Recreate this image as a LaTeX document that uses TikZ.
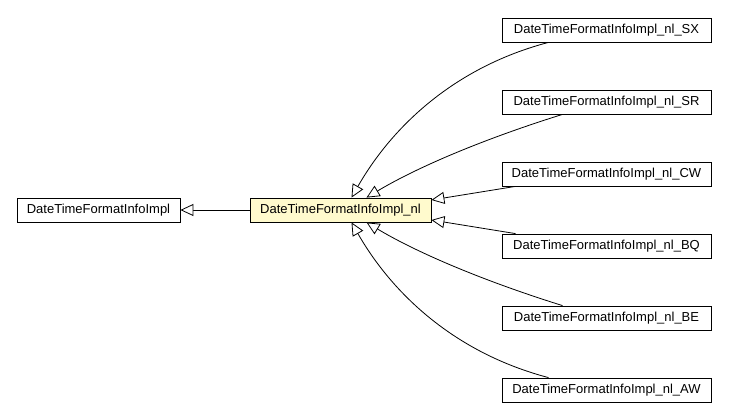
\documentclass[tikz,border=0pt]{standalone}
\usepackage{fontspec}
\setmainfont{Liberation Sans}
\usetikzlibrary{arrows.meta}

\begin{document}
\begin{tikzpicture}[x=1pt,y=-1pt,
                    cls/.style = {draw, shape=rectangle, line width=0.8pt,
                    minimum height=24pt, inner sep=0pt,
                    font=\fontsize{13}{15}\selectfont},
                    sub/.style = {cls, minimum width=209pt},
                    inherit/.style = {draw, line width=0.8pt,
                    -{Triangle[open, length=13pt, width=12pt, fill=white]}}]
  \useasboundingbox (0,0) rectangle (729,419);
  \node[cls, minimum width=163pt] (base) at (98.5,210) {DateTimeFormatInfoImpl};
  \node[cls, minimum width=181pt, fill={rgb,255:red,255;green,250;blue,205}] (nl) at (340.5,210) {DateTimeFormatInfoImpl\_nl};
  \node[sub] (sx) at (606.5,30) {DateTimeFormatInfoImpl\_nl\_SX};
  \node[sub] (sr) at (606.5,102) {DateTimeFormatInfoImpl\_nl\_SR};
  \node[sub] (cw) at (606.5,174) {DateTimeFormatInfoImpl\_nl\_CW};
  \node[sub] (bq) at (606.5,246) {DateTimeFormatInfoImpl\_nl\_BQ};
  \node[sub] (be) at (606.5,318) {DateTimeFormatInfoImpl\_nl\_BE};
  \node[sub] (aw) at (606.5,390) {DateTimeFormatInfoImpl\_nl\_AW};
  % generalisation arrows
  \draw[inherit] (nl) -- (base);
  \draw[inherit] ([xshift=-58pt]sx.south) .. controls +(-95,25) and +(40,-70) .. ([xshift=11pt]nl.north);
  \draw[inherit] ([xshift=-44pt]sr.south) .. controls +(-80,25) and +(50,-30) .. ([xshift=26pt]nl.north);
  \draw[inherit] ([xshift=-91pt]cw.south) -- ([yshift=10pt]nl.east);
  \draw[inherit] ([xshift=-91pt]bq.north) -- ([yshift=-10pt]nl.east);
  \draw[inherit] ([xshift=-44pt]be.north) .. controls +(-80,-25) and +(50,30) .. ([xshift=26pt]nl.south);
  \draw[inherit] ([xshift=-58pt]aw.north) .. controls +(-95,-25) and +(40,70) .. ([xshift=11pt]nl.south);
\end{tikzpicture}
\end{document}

----------

> [Task directions]:
Make an exact copy of the data above, pictures excluded.

> [Full response]:
Recreate this image as a LaTeX document that uses TikZ.
\documentclass[tikz,border=0pt]{standalone}
\usepackage{fontspec}
\setmainfont{Liberation Sans}
\usetikzlibrary{arrows.meta}

\begin{document}
\begin{tikzpicture}[x=1pt,y=-1pt,
                    cls/.style = {draw, shape=rectangle, line width=0.8pt,
                    minimum height=24pt, inner sep=0pt,
                    font=\fontsize{13}{15}\selectfont},
                    sub/.style = {cls, minimum width=209pt},
                    inherit/.style = {draw, line width=0.8pt,
                    -{Triangle[open, length=13pt, width=12pt, fill=white]}}]
  \useasboundingbox (0,0) rectangle (729,419);
  \node[cls, minimum width=163pt] (base) at (98.5,210) {DateTimeFormatInfoImpl};
  \node[cls, minimum width=181pt, fill={rgb,255:red,255;green,250;blue,205}] (nl) at (340.5,210) {DateTimeFormatInfoImpl\_nl};
  \node[sub] (sx) at (606.5,30) {DateTimeFormatInfoImpl\_nl\_SX};
  \node[sub] (sr) at (606.5,102) {DateTimeFormatInfoImpl\_nl\_SR};
  \node[sub] (cw) at (606.5,174) {DateTimeFormatInfoImpl\_nl\_CW};
  \node[sub] (bq) at (606.5,246) {DateTimeFormatInfoImpl\_nl\_BQ};
  \node[sub] (be) at (606.5,318) {DateTimeFormatInfoImpl\_nl\_BE};
  \node[sub] (aw) at (606.5,390) {DateTimeFormatInfoImpl\_nl\_AW};
  % generalisation arrows
  \draw[inherit] (nl) -- (base);
  \draw[inherit] ([xshift=-58pt]sx.south) .. controls +(-95,25) and +(40,-70) .. ([xshift=11pt]nl.north);
  \draw[inherit] ([xshift=-44pt]sr.south) .. controls +(-80,25) and +(50,-30) .. ([xshift=26pt]nl.north);
  \draw[inherit] ([xshift=-91pt]cw.south) -- ([yshift=10pt]nl.east);
  \draw[inherit] ([xshift=-91pt]bq.north) -- ([yshift=-10pt]nl.east);
  \draw[inherit] ([xshift=-44pt]be.north) .. controls +(-80,-25) and +(50,30) .. ([xshift=26pt]nl.south);
  \draw[inherit] ([xshift=-58pt]aw.north) .. controls +(-95,-25) and +(40,70) .. ([xshift=11pt]nl.south);
\end{tikzpicture}
\end{document}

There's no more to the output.